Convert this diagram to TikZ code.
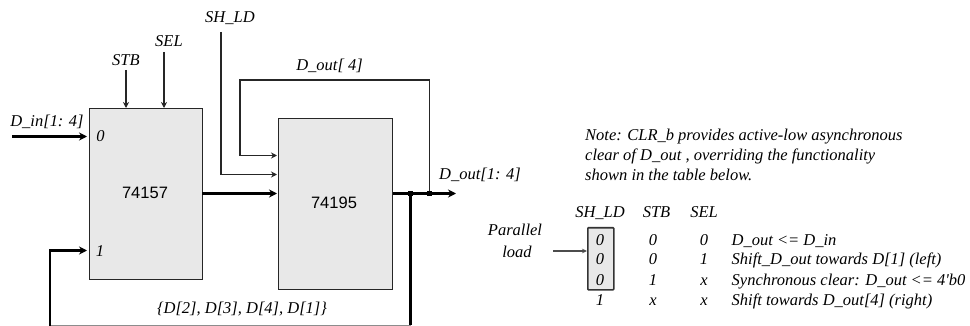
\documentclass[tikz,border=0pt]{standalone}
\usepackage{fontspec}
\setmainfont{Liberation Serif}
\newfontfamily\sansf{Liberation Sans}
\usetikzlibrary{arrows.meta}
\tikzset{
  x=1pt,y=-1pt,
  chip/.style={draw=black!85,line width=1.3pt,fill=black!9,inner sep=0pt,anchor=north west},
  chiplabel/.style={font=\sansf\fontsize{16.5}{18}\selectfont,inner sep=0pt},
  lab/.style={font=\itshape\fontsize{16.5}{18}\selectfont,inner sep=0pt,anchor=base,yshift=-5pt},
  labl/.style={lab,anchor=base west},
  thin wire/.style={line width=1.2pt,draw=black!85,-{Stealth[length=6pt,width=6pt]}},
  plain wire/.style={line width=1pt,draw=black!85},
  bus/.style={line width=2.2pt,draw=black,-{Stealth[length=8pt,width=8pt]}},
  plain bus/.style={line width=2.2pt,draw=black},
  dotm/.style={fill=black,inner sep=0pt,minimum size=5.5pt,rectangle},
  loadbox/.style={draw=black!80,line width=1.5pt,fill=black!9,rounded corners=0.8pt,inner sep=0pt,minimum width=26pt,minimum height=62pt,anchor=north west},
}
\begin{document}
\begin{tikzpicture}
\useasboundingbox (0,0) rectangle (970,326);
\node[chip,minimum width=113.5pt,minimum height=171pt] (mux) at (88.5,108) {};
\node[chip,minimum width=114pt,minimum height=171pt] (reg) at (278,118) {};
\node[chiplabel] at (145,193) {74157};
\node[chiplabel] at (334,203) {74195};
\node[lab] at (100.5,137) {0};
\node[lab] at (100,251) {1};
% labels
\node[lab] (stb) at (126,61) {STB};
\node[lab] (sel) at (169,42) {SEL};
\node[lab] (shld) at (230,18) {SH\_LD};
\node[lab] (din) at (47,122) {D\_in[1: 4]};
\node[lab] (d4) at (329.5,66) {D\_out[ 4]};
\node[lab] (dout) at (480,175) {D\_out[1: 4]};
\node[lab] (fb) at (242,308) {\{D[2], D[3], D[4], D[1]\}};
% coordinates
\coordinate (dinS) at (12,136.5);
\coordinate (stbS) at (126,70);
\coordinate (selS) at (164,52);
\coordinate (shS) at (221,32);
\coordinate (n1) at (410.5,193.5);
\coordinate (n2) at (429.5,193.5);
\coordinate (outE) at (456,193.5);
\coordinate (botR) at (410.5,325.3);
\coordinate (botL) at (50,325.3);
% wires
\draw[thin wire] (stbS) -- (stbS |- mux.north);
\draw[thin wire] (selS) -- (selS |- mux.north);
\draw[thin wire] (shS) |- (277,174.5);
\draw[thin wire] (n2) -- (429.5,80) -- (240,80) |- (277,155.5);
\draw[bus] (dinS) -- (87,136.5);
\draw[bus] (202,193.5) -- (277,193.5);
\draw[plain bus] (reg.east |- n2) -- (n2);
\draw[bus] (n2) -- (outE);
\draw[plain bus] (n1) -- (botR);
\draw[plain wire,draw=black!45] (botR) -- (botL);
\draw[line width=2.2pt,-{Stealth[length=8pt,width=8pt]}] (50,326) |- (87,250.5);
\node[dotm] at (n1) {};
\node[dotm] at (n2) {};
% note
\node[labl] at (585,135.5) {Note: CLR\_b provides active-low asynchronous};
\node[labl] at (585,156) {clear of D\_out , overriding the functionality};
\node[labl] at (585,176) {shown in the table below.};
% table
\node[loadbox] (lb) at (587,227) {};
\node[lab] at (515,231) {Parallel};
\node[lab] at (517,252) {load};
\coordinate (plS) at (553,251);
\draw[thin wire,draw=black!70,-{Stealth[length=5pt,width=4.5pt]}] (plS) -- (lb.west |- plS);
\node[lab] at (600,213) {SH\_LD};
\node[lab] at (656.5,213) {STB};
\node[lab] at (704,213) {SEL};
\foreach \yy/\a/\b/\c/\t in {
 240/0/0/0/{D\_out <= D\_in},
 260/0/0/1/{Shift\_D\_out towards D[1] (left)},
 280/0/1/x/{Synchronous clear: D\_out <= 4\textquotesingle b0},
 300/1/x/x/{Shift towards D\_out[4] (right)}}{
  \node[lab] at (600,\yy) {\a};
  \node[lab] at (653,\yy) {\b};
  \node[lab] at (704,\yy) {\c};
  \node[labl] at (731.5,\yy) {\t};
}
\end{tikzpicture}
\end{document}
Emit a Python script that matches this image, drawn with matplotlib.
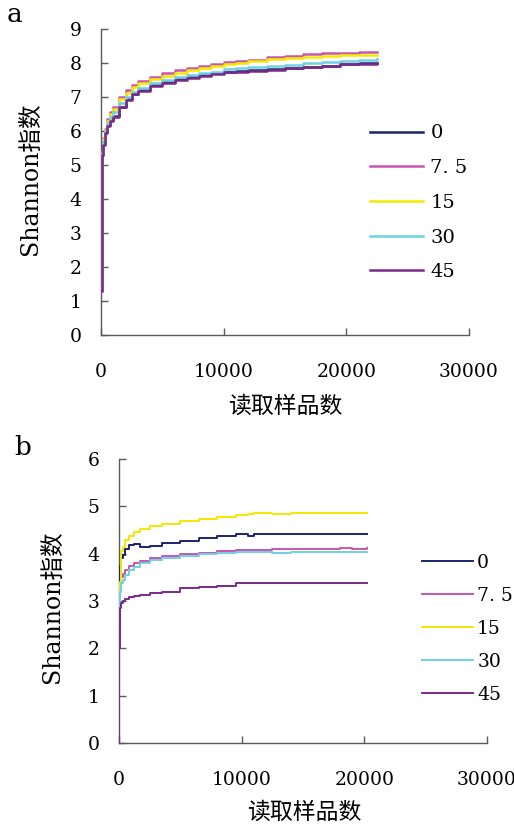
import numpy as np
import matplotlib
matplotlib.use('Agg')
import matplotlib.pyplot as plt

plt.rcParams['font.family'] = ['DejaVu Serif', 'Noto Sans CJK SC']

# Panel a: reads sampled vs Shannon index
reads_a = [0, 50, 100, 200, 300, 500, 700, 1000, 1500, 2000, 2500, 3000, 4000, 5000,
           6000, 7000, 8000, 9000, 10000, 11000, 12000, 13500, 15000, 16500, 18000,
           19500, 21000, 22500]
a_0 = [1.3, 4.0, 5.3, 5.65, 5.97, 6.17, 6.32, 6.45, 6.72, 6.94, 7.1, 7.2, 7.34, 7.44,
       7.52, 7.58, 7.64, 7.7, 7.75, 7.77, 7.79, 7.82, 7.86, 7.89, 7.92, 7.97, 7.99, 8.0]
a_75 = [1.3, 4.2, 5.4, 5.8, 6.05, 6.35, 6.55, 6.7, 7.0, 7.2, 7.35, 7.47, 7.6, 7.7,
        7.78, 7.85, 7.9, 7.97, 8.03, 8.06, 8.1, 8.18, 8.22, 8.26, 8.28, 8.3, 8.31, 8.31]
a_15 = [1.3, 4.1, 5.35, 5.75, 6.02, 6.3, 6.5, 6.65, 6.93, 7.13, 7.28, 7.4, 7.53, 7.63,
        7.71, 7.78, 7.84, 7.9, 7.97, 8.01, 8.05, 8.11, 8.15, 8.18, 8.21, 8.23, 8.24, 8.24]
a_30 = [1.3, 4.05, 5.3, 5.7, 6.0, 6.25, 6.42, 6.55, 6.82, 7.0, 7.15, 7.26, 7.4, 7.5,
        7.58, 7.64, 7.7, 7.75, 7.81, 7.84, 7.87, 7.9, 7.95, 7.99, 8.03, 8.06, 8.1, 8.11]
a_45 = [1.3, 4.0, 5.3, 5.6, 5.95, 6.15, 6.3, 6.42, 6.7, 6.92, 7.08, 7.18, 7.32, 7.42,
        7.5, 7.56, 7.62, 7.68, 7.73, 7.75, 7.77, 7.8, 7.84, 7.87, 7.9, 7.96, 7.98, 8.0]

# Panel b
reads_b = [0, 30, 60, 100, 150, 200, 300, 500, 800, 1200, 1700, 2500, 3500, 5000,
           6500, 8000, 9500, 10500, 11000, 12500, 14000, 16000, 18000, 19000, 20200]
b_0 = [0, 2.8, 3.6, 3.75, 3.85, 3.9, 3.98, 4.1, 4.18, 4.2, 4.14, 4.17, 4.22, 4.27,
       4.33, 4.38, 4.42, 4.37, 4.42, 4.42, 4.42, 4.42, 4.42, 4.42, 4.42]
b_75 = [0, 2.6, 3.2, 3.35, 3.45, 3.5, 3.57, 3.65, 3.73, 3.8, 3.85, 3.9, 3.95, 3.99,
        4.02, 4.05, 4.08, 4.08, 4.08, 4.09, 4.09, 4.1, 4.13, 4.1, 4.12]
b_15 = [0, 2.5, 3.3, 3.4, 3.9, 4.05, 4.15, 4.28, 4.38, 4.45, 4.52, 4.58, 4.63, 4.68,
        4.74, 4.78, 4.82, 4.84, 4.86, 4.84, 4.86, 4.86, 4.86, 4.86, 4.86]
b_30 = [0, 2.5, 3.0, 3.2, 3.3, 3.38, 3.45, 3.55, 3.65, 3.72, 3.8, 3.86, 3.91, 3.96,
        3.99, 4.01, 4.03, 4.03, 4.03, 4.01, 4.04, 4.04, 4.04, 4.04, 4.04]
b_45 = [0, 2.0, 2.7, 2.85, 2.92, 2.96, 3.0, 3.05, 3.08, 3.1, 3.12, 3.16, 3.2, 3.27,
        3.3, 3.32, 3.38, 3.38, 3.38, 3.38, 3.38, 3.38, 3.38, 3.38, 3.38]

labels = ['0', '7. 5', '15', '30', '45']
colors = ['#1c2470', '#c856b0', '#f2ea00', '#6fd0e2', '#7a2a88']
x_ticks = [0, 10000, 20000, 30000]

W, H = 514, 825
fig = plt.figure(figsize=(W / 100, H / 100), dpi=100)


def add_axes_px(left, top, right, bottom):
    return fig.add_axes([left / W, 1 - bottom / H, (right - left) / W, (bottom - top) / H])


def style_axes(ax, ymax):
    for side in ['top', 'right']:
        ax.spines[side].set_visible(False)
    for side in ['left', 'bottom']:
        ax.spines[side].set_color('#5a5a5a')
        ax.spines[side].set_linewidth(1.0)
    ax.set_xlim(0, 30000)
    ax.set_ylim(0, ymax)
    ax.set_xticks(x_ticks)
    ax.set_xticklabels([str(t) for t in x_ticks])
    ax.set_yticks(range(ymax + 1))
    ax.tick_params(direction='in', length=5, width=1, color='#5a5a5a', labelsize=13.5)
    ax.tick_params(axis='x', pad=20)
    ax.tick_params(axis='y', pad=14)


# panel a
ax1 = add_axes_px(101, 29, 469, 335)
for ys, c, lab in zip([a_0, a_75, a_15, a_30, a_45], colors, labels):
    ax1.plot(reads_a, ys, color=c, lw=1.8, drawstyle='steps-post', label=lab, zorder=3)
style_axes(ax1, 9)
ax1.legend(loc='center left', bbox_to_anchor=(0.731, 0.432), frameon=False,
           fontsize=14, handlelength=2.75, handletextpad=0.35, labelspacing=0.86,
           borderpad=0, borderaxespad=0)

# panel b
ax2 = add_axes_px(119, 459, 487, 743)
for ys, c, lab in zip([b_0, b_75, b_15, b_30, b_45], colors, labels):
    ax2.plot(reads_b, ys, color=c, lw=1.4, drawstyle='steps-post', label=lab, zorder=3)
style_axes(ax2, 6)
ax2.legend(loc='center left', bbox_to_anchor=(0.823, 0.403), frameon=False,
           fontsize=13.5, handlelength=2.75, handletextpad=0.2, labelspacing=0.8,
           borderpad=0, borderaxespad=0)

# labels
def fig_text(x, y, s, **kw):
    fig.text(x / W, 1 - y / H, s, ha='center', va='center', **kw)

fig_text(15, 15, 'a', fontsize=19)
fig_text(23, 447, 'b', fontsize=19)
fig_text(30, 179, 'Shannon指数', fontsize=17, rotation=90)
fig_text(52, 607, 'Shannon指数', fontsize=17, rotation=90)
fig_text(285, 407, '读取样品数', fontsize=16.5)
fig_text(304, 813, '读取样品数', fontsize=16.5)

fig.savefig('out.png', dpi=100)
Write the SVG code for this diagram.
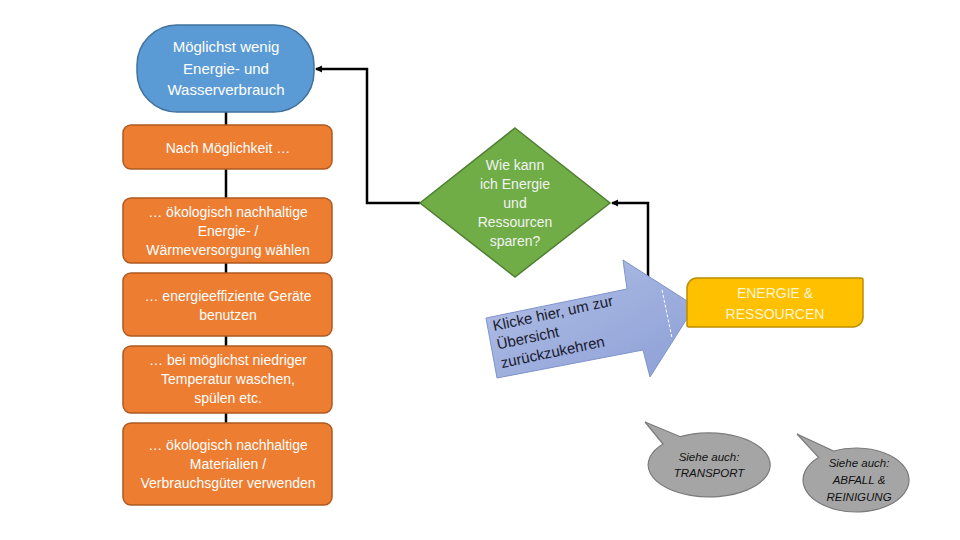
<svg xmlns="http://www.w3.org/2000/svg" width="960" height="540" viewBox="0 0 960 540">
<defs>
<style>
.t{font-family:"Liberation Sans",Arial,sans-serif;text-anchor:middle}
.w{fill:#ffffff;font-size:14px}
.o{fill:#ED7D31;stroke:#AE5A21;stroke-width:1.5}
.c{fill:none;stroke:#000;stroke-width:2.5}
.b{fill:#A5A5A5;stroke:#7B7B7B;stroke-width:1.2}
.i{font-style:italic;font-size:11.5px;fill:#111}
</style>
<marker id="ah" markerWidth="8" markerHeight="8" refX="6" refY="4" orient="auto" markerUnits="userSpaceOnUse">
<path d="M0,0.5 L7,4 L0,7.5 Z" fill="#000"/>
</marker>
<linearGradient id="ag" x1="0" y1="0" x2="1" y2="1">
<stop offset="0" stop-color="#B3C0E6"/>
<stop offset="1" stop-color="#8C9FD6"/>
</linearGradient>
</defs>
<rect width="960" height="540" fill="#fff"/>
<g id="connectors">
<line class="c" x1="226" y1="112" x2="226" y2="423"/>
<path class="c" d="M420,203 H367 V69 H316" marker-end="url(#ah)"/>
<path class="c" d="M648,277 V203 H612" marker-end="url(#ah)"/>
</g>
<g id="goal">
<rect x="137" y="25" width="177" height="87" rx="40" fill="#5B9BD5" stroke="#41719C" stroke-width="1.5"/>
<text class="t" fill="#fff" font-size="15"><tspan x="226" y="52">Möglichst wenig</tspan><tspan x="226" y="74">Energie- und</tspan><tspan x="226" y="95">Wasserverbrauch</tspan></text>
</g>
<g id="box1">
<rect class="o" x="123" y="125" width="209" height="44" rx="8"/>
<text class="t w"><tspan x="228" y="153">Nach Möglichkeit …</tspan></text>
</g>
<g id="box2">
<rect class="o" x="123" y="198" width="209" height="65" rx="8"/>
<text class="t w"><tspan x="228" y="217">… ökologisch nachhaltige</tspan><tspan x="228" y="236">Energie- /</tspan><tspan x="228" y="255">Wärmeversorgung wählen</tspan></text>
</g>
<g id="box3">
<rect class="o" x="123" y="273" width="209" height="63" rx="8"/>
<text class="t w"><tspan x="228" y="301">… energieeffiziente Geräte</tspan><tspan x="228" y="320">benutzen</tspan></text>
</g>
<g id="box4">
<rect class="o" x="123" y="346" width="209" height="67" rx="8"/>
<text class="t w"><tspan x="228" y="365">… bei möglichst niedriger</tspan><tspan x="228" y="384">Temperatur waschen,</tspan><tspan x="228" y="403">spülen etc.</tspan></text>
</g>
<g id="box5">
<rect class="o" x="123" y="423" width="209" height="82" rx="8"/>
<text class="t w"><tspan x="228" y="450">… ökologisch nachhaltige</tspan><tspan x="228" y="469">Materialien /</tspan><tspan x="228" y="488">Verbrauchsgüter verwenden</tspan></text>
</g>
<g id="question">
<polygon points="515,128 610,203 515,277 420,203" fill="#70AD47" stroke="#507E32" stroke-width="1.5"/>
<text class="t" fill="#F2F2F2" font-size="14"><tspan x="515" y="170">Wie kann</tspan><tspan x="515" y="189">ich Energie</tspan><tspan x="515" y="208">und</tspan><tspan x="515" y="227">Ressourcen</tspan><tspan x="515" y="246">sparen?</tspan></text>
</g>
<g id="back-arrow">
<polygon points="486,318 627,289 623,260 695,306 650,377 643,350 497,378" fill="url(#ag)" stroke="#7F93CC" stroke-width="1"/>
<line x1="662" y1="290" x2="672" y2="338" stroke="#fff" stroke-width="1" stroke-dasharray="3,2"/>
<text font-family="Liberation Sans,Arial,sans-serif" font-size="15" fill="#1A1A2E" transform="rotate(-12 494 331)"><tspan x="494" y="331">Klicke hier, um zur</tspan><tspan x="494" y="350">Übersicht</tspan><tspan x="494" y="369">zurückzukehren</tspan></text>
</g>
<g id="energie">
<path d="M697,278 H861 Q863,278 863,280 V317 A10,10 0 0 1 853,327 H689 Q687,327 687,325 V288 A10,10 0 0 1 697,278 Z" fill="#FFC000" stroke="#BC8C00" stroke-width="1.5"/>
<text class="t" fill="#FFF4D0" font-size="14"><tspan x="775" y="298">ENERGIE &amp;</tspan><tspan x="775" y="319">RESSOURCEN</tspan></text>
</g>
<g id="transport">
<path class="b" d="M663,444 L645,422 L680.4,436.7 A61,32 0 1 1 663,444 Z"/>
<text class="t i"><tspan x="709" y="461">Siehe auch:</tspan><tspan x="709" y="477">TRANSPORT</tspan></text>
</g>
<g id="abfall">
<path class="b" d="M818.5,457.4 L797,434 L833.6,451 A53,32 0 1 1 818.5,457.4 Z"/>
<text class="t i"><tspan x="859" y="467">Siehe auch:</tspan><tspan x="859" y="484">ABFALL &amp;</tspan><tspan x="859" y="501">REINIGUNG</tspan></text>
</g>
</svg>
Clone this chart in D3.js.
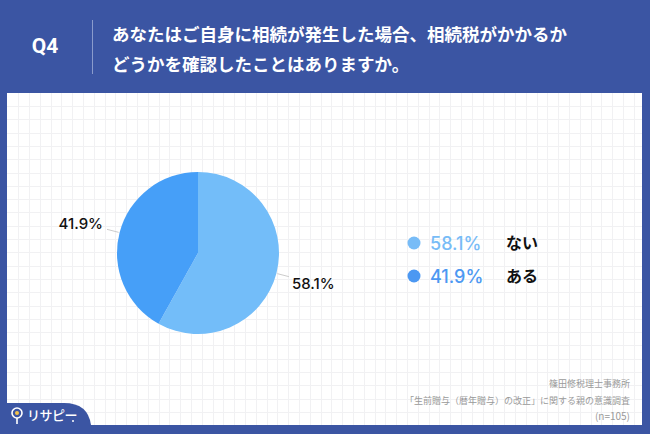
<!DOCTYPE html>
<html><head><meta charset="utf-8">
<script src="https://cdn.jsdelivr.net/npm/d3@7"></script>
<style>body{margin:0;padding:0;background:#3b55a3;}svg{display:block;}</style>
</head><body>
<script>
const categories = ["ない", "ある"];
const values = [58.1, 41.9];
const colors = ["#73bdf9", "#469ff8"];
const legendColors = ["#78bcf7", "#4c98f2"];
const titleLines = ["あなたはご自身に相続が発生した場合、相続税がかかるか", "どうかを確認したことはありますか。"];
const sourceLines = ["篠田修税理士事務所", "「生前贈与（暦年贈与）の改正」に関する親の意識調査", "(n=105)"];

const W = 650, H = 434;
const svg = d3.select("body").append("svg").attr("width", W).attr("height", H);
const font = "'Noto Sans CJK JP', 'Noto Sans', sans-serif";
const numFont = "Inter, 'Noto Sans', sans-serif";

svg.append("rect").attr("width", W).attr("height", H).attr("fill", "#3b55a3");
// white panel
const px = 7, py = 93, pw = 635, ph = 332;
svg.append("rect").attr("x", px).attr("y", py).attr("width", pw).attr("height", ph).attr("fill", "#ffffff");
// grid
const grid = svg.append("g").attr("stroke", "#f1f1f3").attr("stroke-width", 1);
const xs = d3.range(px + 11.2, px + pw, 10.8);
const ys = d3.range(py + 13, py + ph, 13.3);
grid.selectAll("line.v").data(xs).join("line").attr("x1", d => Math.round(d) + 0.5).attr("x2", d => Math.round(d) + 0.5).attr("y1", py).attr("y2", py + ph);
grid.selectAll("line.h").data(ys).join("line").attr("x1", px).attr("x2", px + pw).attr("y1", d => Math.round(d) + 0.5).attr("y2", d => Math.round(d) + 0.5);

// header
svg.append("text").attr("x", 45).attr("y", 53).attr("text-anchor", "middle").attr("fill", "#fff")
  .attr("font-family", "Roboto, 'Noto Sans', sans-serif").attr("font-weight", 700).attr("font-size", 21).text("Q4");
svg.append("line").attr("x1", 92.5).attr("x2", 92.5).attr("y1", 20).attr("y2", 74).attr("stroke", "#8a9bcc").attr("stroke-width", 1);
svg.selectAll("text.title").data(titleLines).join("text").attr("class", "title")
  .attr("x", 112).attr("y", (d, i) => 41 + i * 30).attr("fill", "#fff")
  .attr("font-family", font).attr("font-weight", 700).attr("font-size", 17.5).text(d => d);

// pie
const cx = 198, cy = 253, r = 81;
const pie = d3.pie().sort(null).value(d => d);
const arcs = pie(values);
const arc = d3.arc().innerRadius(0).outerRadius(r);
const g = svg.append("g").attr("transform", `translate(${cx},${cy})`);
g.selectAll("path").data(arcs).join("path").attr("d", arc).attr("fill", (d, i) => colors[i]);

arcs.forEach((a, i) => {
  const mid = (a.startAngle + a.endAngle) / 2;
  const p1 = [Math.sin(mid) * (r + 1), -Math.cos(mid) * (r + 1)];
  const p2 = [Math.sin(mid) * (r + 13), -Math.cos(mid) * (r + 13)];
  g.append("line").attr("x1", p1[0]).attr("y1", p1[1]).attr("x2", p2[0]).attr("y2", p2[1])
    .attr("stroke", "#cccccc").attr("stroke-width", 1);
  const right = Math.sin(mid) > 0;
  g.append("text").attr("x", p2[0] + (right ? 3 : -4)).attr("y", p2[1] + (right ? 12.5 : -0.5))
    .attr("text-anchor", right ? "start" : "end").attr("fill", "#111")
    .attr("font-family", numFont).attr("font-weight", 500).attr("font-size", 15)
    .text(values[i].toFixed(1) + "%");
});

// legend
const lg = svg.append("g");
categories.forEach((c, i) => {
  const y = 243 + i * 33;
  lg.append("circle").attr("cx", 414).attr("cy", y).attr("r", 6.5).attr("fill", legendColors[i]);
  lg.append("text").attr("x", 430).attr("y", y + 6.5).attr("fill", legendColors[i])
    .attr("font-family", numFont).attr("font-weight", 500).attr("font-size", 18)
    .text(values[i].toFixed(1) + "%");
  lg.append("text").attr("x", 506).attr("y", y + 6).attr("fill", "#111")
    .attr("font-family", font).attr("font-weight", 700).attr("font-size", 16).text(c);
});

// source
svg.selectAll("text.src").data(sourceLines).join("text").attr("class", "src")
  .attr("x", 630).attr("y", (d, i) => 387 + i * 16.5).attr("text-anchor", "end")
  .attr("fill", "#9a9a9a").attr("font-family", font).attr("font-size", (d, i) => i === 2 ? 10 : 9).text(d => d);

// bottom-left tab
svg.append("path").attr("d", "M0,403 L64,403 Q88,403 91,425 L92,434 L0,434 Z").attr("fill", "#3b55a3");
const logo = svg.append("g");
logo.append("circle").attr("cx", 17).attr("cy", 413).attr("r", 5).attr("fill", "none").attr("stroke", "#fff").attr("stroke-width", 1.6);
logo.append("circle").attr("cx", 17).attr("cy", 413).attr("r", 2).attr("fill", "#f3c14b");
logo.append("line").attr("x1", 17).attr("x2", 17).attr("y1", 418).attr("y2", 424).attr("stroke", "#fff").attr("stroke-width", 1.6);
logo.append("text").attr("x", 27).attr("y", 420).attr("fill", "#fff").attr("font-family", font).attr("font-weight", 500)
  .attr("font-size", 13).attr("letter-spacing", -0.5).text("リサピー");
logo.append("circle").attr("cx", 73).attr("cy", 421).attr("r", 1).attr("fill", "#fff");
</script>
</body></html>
===
• GIVEN REQUEST: Copy word for word every line from the one with "Emit a Python" through the one with "3.3, 3.32, 3.38, 3.38, 3.38, 3.38, 3.38, 3.38, 3.38, 3.38, 3.38]", including both. No pictures belong in the copy.

• SOLUTION FOR THIS EXERCISE:
Emit a Python script that matches this image, drawn with matplotlib.
import numpy as np
import matplotlib
matplotlib.use('Agg')
import matplotlib.pyplot as plt

plt.rcParams['font.family'] = ['DejaVu Serif', 'Noto Sans CJK SC']

# Panel a: reads sampled vs Shannon index
reads_a = [0, 50, 100, 200, 300, 500, 700, 1000, 1500, 2000, 2500, 3000, 4000, 5000,
           6000, 7000, 8000, 9000, 10000, 11000, 12000, 13500, 15000, 16500, 18000,
           19500, 21000, 22500]
a_0 = [1.3, 4.0, 5.3, 5.65, 5.97, 6.17, 6.32, 6.45, 6.72, 6.94, 7.1, 7.2, 7.34, 7.44,
       7.52, 7.58, 7.64, 7.7, 7.75, 7.77, 7.79, 7.82, 7.86, 7.89, 7.92, 7.97, 7.99, 8.0]
a_75 = [1.3, 4.2, 5.4, 5.8, 6.05, 6.35, 6.55, 6.7, 7.0, 7.2, 7.35, 7.47, 7.6, 7.7,
        7.78, 7.85, 7.9, 7.97, 8.03, 8.06, 8.1, 8.18, 8.22, 8.26, 8.28, 8.3, 8.31, 8.31]
a_15 = [1.3, 4.1, 5.35, 5.75, 6.02, 6.3, 6.5, 6.65, 6.93, 7.13, 7.28, 7.4, 7.53, 7.63,
        7.71, 7.78, 7.84, 7.9, 7.97, 8.01, 8.05, 8.11, 8.15, 8.18, 8.21, 8.23, 8.24, 8.24]
a_30 = [1.3, 4.05, 5.3, 5.7, 6.0, 6.25, 6.42, 6.55, 6.82, 7.0, 7.15, 7.26, 7.4, 7.5,
        7.58, 7.64, 7.7, 7.75, 7.81, 7.84, 7.87, 7.9, 7.95, 7.99, 8.03, 8.06, 8.1, 8.11]
a_45 = [1.3, 4.0, 5.3, 5.6, 5.95, 6.15, 6.3, 6.42, 6.7, 6.92, 7.08, 7.18, 7.32, 7.42,
        7.5, 7.56, 7.62, 7.68, 7.73, 7.75, 7.77, 7.8, 7.84, 7.87, 7.9, 7.96, 7.98, 8.0]

# Panel b
reads_b = [0, 30, 60, 100, 150, 200, 300, 500, 800, 1200, 1700, 2500, 3500, 5000,
           6500, 8000, 9500, 10500, 11000, 12500, 14000, 16000, 18000, 19000, 20200]
b_0 = [0, 2.8, 3.6, 3.75, 3.85, 3.9, 3.98, 4.1, 4.18, 4.2, 4.14, 4.17, 4.22, 4.27,
       4.33, 4.38, 4.42, 4.37, 4.42, 4.42, 4.42, 4.42, 4.42, 4.42, 4.42]
b_75 = [0, 2.6, 3.2, 3.35, 3.45, 3.5, 3.57, 3.65, 3.73, 3.8, 3.85, 3.9, 3.95, 3.99,
        4.02, 4.05, 4.08, 4.08, 4.08, 4.09, 4.09, 4.1, 4.13, 4.1, 4.12]
b_15 = [0, 2.5, 3.3, 3.4, 3.9, 4.05, 4.15, 4.28, 4.38, 4.45, 4.52, 4.58, 4.63, 4.68,
        4.74, 4.78, 4.82, 4.84, 4.86, 4.84, 4.86, 4.86, 4.86, 4.86, 4.86]
b_30 = [0, 2.5, 3.0, 3.2, 3.3, 3.38, 3.45, 3.55, 3.65, 3.72, 3.8, 3.86, 3.91, 3.96,
        3.99, 4.01, 4.03, 4.03, 4.03, 4.01, 4.04, 4.04, 4.04, 4.04, 4.04]
b_45 = [0, 2.0, 2.7, 2.85, 2.92, 2.96, 3.0, 3.05, 3.08, 3.1, 3.12, 3.16, 3.2, 3.27,
        3.3, 3.32, 3.38, 3.38, 3.38, 3.38, 3.38, 3.38, 3.38, 3.38, 3.38]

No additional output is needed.